Goal: Write each line of the material exactly as given, from the top through the line that contains "inner sep=0pt] (title)", and omit all pictures.

- - - - - - -

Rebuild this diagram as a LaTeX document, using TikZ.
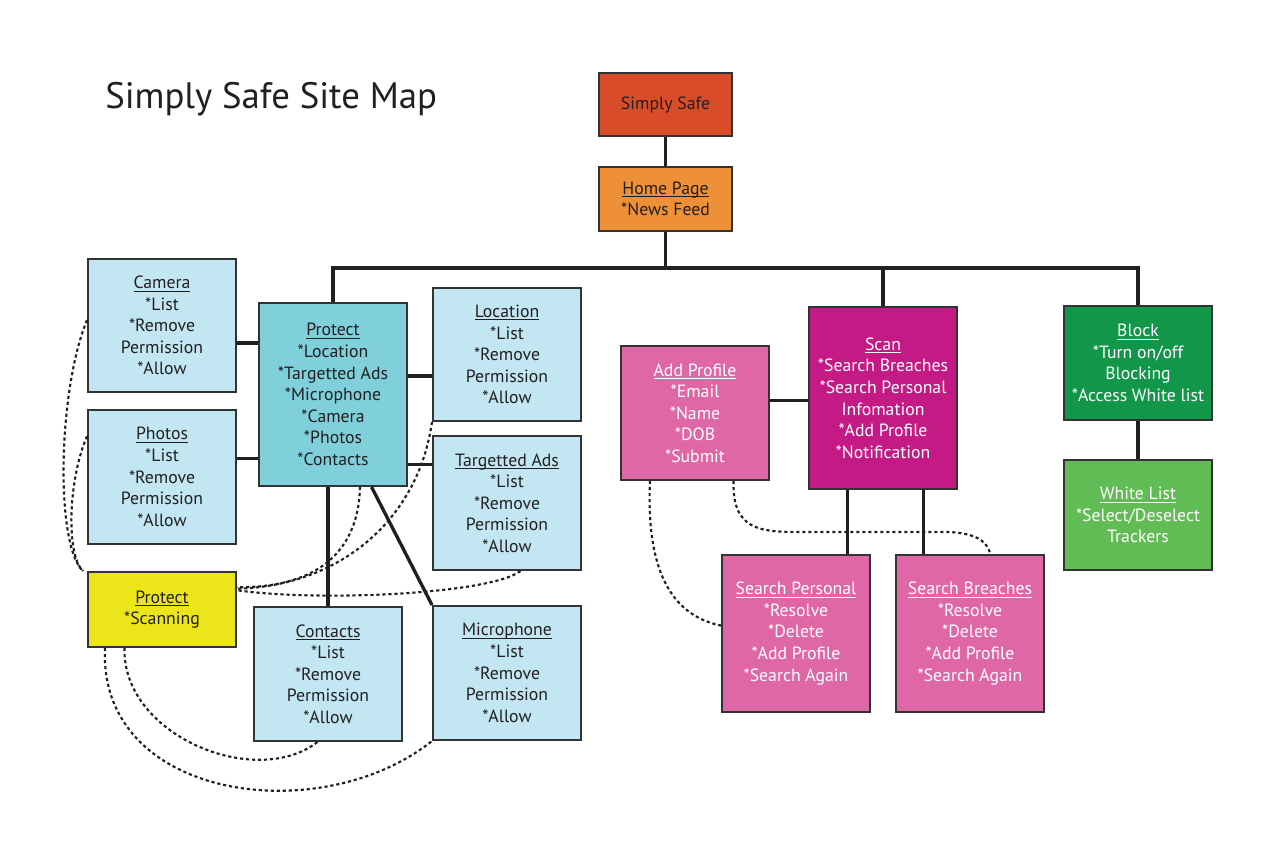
\documentclass[tikz,border=0pt]{standalone}
\usepackage{fontspec}
\setmainfont{PT Sans}
\usetikzlibrary{calc}
\definecolor{ink}{HTML}{231F20}
\definecolor{edge}{HTML}{333333}
\definecolor{cRed}{HTML}{D84C2A}
\definecolor{cOrange}{HTML}{EE9038}
\definecolor{cLight}{HTML}{C2E7F2}
\definecolor{cTeal}{HTML}{80D0DC}
\definecolor{cYellow}{HTML}{ECE51B}
\definecolor{cPink}{HTML}{E067A5}
\definecolor{cMag}{HTML}{C41A85}
\definecolor{cDGreen}{HTML}{12974A}
\definecolor{cLGreen}{HTML}{62BC55}
\newcommand\ulh[1]{\setbox0\hbox{#1}\rlap{\rule[-2.2pt]{\wd0}{0.7pt}}\box0}
\newcommand\bx[7]{\node[#6, minimum width={(#4-#2)*0.75pt}, minimum height={(#5-#3)*0.75pt}] (#1) at ({(#2+#4)/2},{(#3+#5)/2}) {#7};}
\tikzset{
  box/.style={draw=edge, line width=1.5pt, align=center, inner sep=2pt, text=ink,
    font=\fontsize{13.3}{16.2}\selectfont},
  light/.style={box, fill=cLight},
  wbox/.style={box, text=white},
  link/.style={draw=ink, line width=2.5pt},
  dot/.style={draw=ink, line width=1.6pt, dash pattern=on 2.4pt off 2.1pt},
}
\begin{document}
\begin{tikzpicture}[x=0.75pt,y=-0.75pt]
\useasboundingbox (0,0) rectangle (1271,861);
\fill[white] (0,0) rectangle (1271,861);
\node[anchor=west, text=ink, font=\fontsize{27.6}{32}\selectfont, inner sep=0pt] (title) at (105,99) {Simply Safe Site Map};

% boxes
\bx{simply}{599}{73}{732}{136}{box, fill=cRed}{Simply Safe}
\bx{home}{599}{167}{732}{231}{box, fill=cOrange}{\ulh{Home Page}\\*News Feed}
\bx{camera}{88}{259}{236}{392}{light}{\ulh{Camera}\\*List\\*Remove\\Permission\\*Allow}
\bx{photos}{88}{410}{236}{544}{light}{\ulh{Photos}\\*List\\*Remove\\Permission\\*Allow}
\bx{protect}{259}{303}{407}{486}{box, fill=cTeal}{\ulh{Protect}\\*Location\\*Targetted Ads\\*Microphone\\*Camera\\*Photos\\*Contacts}
\bx{location}{433}{288}{581}{421}{light}{\ulh{Location}\\*List\\*Remove\\Permission\\*Allow}
\bx{ads}{433}{436}{581}{570}{light}{\ulh{Targetted Ads}\\*List\\*Remove\\Permission\\*Allow}
\bx{scanning}{88}{572}{236}{647}{box, fill=cYellow}{\ulh{Protect}\\*Scanning}
\bx{contacts}{254}{607}{402}{741}{light}{\ulh{Contacts}\\*List\\*Remove\\Permission\\*Allow}
\bx{micro}{433}{606}{581}{740}{light}{\ulh{Microphone}\\*List\\*Remove\\Permission\\*Allow}
\bx{addprof}{621}{346}{769}{480}{wbox, fill=cPink}{\ulh{Add Profile}\\*Email\\*Name\\*DOB\\*Submit}
\bx{scan}{809}{307}{957}{489}{wbox, fill=cMag}{\ulh{Scan}\\*Search Breaches\\*Search Personal\\Infomation\\*Add Profile\\*Notification}
\bx{spers}{722}{555}{870}{712}{wbox, fill=cPink}{\ulh{Search Personal}\\*Resolve\\*Delete\\*Add Profile\\*Search Again}
\bx{sbr}{896}{555}{1044}{712}{wbox, fill=cPink}{\ulh{Search Breaches}\\*Resolve\\*Delete\\*Add Profile\\*Search Again}
\bx{block}{1064}{306}{1212}{420}{wbox, fill=cDGreen}{\ulh{Block}\\*Turn on/off\\Blocking\\*Access White list}
\bx{white}{1064}{460}{1212}{570}{wbox, fill=cLGreen}{\ulh{White List}\\*Select/Deselect\\Trackers}

% solid connectors
\coordinate (bus) at (home.south |- 0,268);
\draw[link] (simply.south) -- (home.north);
\draw[link] (home.south) -- (bus);
\draw[link] (protect.north) |- (bus) -| (block.north);
\draw[link] (scan.north) -- (scan.north |- bus);
\coordinate (c1) at ($(camera.north east)!0.63!(camera.south east)$);
\draw[link] (c1) -- (c1 -| protect.west);
\coordinate (c2) at ($(photos.north east)!0.366!(photos.south east)$);
\draw[link] (c2) -- (c2 -| protect.west);
\coordinate (c3) at ($(protect.north east)!0.4!(protect.south east)$);
\draw[link] (c3) -- (c3 -| location.west);
\coordinate (c4) at ($(protect.north east)!0.88!(protect.south east)$);
\draw[link] (c4) -- (c4 -| ads.west);
\draw[link] (contacts.north) -- (contacts.north |- protect.south);
\coordinate (c5) at ($(protect.south west)!0.757!(protect.south east)$);
\draw[link] (c5) -- (micro.north west);
\coordinate (c6) at ($(addprof.north east)!0.41!(addprof.south east)$);
\draw[link] (c6) -- (c6 -| scan.west);
\coordinate (c7) at ($(scan.south west)!0.264!(scan.south east)$);
\draw[link] (c7) -- (c7 |- spers.north);
\coordinate (c8) at ($(scan.south west)!0.77!(scan.south east)$);
\draw[link] (c8) -- (c8 |- sbr.north);
\draw[link] (block.south) -- (white.north);

% dotted connectors
\coordinate (d1) at ($(camera.north west)!0.46!(camera.south west)$);
\draw[dot] (d1) .. controls (58,390) and (55,545) .. ([xshift=-3pt]scanning.north west);
\coordinate (d2) at ($(photos.north west)!0.2!(photos.south west)$);
\draw[dot] (d2) .. controls (68,480) and (66,555) .. ([xshift=-3pt]scanning.north west);
\coordinate (d3) at ($(protect.south west)!0.68!(protect.south east)$);
\coordinate (e3) at ($(scanning.north east)!0.21!(scanning.south east)$);
\draw[dot] (d3) .. controls (358,565) and (300,588) .. (e3);
\coordinate (e4) at ($(scanning.north east)!0.23!(scanning.south east)$);
\draw[dot] (location.south west) .. controls (418,520) and (340,586) .. (e4);
\coordinate (d5) at ($(ads.south west)!0.59!(ads.south east)$);
\coordinate (e5) at ($(scanning.north east)!0.25!(scanning.south east)$);
\draw[dot] (d5) .. controls (490,594) and (320,602) .. (e5);
\coordinate (d6) at ($(scanning.south west)!0.25!(scanning.south east)$);
\coordinate (e6) at ($(contacts.south west)!0.43!(contacts.south east)$);
\draw[dot] (d6) .. controls (122,735) and (255,790) .. (e6);
\coordinate (d7) at ($(scanning.south west)!0.12!(scanning.south east)$);
\draw[dot] (d7) .. controls (98,800) and (320,830) .. (micro.south west);
\coordinate (d8) at ($(addprof.south west)!0.2!(addprof.south east)$);
\coordinate (e8) at ($(spers.north west)!0.45!(spers.south west)$);
\draw[dot] (d8) .. controls (645,590) and (685,618) .. (e8);
\coordinate (d9) at ($(addprof.south west)!0.757!(addprof.south east)$);
\coordinate (e9) at ($(sbr.north west)!0.635!(sbr.north east)$);
\draw[dot] (d9) .. controls (732,530) and (760,532) .. (800,532) -- (950,532) .. controls (982,534) and (988,545) .. (e9);
\end{tikzpicture}
\end{document}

- - - - - - -

Result for this task:
Rebuild this diagram as a LaTeX document, using TikZ.
\documentclass[tikz,border=0pt]{standalone}
\usepackage{fontspec}
\setmainfont{PT Sans}
\usetikzlibrary{calc}
\definecolor{ink}{HTML}{231F20}
\definecolor{edge}{HTML}{333333}
\definecolor{cRed}{HTML}{D84C2A}
\definecolor{cOrange}{HTML}{EE9038}
\definecolor{cLight}{HTML}{C2E7F2}
\definecolor{cTeal}{HTML}{80D0DC}
\definecolor{cYellow}{HTML}{ECE51B}
\definecolor{cPink}{HTML}{E067A5}
\definecolor{cMag}{HTML}{C41A85}
\definecolor{cDGreen}{HTML}{12974A}
\definecolor{cLGreen}{HTML}{62BC55}
\newcommand\ulh[1]{\setbox0\hbox{#1}\rlap{\rule[-2.2pt]{\wd0}{0.7pt}}\box0}
\newcommand\bx[7]{\node[#6, minimum width={(#4-#2)*0.75pt}, minimum height={(#5-#3)*0.75pt}] (#1) at ({(#2+#4)/2},{(#3+#5)/2}) {#7};}
\tikzset{
  box/.style={draw=edge, line width=1.5pt, align=center, inner sep=2pt, text=ink,
    font=\fontsize{13.3}{16.2}\selectfont},
  light/.style={box, fill=cLight},
  wbox/.style={box, text=white},
  link/.style={draw=ink, line width=2.5pt},
  dot/.style={draw=ink, line width=1.6pt, dash pattern=on 2.4pt off 2.1pt},
}
\begin{document}
\begin{tikzpicture}[x=0.75pt,y=-0.75pt]
\useasboundingbox (0,0) rectangle (1271,861);
\fill[white] (0,0) rectangle (1271,861);
\node[anchor=west, text=ink, font=\fontsize{27.6}{32}\selectfont, inner sep=0pt] (title) at (105,99) {Simply Safe Site Map};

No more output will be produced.